Bunlar da yetmedi. Önce iletişim altyapısı çok yeterliymiş gibi Elon Musk’ın Starlink uydularını devreye sokma teklifi geri çevrildi, ardından Twitter’a erişim kısıtlandı. Oysa Twitter, “çok çekici” sloganıyla reklamlar yapan GSM şirketlerinin hizmet vermediği koşullarda hayat kurtarıyordu. Van depreminden sonra “Bu tabloları defaatle yaşamaktansa iktidarı kaybetmek daha hayırlıdır” diyen Erdoğan’ı iktidarını kaybetme korkusu sarmıştı. Önemli olan afet yönetimi değil, sarayın imajıydı.

Yıkılan binlerce bina, başta Erdoğan olmak üzere yöneticiler tarafından verilen sözlerin tutulmadığını kanıtladı. Çünkü rant ekonomisinin ana motoru haline gelen inşaata tüm kapılar açılmış, yapı stokunu denetlemek siyaseten zaman kaybı ve toplumsal desteği kaybetmek açısından riskli görülmüştü. Bunun yerine imar affı en iyisiydi. Neticede sistem, henüz kısıtlı verilerle bile bilançosu çeyrek asır önceki felaketi geride bırakan bir yıkım üretti.

Fransız düşünür Pierre Bourdieu, gelinen son aşamada modern devleti tanımlamak için sağ ve sol el metaforunu kullanır. Sağ el, devletin güvenlikçi ve kontrolcü tarafını temsil eder. Sol el ise bakan, besleyen ve gözetendir.

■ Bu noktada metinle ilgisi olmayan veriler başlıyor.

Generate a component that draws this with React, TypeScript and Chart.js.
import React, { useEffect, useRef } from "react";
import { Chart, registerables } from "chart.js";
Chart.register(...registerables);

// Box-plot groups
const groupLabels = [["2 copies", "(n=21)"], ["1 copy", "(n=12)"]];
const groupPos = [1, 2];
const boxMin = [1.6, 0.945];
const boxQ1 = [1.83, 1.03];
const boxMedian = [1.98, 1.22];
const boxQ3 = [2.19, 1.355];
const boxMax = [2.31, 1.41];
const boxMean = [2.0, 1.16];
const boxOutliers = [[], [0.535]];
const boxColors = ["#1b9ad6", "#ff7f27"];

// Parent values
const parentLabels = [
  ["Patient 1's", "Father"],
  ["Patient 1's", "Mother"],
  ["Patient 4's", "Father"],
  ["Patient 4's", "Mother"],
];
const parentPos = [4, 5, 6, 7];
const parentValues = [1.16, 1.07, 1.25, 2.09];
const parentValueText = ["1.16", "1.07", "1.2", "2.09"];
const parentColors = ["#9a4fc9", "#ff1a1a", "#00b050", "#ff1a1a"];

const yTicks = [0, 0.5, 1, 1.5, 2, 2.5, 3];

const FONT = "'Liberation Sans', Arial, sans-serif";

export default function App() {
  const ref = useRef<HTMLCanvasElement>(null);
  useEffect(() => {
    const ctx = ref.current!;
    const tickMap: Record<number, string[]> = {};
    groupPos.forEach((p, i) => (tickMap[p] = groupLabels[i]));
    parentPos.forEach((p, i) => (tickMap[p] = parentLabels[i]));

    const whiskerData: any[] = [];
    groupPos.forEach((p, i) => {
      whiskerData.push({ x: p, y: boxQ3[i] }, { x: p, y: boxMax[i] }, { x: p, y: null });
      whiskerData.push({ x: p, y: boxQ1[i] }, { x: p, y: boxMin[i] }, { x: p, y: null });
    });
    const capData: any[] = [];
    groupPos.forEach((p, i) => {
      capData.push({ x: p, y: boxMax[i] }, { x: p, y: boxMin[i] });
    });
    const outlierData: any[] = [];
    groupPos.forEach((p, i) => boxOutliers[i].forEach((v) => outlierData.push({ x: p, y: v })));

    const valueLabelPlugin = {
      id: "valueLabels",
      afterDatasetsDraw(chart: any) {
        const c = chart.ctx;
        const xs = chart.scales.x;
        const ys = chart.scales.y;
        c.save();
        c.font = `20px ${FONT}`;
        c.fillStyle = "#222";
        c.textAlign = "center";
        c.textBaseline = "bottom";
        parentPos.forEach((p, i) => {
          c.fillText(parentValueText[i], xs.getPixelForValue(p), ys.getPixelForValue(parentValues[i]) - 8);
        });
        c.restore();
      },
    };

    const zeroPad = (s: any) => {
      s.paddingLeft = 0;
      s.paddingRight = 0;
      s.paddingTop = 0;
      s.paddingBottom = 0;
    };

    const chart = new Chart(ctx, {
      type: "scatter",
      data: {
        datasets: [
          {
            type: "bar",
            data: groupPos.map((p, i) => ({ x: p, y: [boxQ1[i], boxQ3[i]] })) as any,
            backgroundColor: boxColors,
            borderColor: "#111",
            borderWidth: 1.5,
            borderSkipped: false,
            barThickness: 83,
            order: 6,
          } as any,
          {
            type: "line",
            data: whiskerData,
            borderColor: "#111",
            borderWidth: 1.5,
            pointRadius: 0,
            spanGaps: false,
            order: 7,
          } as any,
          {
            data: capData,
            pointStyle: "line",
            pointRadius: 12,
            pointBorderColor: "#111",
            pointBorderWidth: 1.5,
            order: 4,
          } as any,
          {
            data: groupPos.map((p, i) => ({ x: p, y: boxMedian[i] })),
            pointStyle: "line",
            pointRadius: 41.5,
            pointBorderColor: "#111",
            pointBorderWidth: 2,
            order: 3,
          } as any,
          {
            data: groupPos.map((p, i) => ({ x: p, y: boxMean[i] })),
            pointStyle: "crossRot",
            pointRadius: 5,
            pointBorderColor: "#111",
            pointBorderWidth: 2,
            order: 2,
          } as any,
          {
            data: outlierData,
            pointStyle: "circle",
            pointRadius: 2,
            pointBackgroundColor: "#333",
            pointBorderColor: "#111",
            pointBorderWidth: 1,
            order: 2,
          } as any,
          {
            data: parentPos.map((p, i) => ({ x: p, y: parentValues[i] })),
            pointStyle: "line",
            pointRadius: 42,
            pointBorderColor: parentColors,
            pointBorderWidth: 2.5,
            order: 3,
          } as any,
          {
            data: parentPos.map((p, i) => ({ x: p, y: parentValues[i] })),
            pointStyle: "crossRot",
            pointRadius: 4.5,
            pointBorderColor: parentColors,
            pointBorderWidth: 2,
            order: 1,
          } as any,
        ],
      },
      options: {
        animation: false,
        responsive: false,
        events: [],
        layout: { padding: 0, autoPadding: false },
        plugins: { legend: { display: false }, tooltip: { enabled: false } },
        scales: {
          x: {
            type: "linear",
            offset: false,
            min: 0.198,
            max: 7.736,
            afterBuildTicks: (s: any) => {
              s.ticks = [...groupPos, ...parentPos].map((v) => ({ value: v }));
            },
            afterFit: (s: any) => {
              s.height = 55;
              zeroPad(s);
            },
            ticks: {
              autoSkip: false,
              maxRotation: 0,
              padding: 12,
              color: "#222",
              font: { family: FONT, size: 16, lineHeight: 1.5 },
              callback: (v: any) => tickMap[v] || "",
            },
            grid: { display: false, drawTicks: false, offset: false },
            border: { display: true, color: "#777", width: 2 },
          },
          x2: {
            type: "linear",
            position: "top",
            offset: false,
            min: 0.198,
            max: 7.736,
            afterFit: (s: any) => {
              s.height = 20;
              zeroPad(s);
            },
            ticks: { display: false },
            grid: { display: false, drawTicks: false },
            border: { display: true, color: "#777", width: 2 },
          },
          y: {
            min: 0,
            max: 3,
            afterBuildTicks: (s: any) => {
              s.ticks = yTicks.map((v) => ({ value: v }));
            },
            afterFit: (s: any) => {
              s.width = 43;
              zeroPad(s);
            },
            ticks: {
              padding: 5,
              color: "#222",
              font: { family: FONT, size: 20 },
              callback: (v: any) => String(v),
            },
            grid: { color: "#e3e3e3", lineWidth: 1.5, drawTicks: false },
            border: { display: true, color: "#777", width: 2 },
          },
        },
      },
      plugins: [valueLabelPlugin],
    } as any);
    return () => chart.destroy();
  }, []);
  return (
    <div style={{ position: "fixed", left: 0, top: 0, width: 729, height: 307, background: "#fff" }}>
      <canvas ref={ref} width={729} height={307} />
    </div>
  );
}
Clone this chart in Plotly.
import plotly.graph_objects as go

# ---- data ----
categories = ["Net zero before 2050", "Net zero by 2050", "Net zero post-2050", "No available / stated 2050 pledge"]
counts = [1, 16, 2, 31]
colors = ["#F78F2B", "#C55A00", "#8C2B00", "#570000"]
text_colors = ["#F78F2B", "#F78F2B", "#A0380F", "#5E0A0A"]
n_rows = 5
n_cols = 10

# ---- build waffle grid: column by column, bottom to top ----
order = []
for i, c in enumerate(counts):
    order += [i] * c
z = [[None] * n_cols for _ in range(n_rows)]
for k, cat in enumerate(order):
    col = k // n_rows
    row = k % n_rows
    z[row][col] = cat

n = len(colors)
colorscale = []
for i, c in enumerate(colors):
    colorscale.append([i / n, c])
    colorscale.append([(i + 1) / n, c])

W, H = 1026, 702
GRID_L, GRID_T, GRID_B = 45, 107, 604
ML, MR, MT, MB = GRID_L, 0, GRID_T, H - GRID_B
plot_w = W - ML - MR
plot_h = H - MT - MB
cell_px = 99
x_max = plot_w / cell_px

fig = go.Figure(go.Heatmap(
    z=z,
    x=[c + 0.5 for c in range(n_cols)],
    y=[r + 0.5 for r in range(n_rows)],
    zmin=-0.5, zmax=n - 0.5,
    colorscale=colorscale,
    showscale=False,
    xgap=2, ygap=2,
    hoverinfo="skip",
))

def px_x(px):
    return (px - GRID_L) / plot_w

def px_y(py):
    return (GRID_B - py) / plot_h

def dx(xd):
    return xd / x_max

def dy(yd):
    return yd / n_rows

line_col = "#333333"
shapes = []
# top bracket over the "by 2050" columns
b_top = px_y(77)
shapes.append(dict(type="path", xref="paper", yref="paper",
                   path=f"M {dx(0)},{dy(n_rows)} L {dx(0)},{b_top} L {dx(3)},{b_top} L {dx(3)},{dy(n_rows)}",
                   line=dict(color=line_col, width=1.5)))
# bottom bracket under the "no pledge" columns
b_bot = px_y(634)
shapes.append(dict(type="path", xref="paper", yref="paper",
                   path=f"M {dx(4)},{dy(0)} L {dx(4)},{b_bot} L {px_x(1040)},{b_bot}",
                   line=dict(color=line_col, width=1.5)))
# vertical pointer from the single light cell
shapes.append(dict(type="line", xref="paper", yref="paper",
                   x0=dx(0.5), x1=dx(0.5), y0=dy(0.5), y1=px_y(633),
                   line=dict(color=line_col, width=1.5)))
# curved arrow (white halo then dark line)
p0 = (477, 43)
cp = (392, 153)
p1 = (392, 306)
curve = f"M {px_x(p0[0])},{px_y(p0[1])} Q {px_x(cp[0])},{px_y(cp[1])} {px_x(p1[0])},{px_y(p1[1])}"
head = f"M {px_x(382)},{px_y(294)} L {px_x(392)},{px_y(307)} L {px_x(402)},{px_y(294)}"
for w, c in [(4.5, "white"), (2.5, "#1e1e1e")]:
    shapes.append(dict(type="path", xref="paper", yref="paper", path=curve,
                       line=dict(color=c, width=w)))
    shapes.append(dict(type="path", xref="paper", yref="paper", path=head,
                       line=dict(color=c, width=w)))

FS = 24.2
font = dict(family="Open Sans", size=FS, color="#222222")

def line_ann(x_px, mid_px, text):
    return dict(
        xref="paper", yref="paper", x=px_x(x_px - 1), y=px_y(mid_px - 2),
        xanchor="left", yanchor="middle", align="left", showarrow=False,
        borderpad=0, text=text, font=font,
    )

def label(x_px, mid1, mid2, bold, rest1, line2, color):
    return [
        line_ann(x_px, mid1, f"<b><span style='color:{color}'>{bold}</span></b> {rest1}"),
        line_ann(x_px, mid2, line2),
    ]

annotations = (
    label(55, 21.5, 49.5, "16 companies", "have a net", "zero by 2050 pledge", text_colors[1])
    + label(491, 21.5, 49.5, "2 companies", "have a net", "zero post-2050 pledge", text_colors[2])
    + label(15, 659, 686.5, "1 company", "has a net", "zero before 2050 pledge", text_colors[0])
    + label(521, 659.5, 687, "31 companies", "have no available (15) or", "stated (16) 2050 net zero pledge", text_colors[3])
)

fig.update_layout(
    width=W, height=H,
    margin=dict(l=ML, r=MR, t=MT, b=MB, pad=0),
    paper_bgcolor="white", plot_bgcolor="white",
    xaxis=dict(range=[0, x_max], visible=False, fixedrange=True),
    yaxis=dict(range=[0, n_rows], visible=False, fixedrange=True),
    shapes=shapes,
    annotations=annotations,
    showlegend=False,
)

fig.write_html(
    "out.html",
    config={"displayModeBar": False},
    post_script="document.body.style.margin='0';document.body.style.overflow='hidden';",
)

Bourdieu’ye göre neoliberal yeniden kurulum döneminde sağ ve sol el mücadele halindedir. Günümüz Türkiye’sinde bu mücadeleyi hangi elin kaybettiğini, son günlerde bir kez daha anlamış olduk.

Nâzım’ın dediği gibi, ateşi ve ihaneti gördük. İnsanlarımız felaketin 6’ncı gününde bile hâlâ enkaz altında. Hayatta olan milyonların ise başını sokabilecekleri bir yuvası yok artık. Tesellimiz halkın dayanışması, en zorlu koşullarda bile birbirine sahip çıkacağını gösteren dirayeti oldu. Kirletilmeye, yozlaştırılmaya ve çürütülmeye çalışılan değerlerin ayakta olduğunu fark ettik. İnsanlığımız yaralı ama yaşıyor. Ve memleketin üstüne kâbus gibi çökenlerden hesap soracağı günü bekliyor.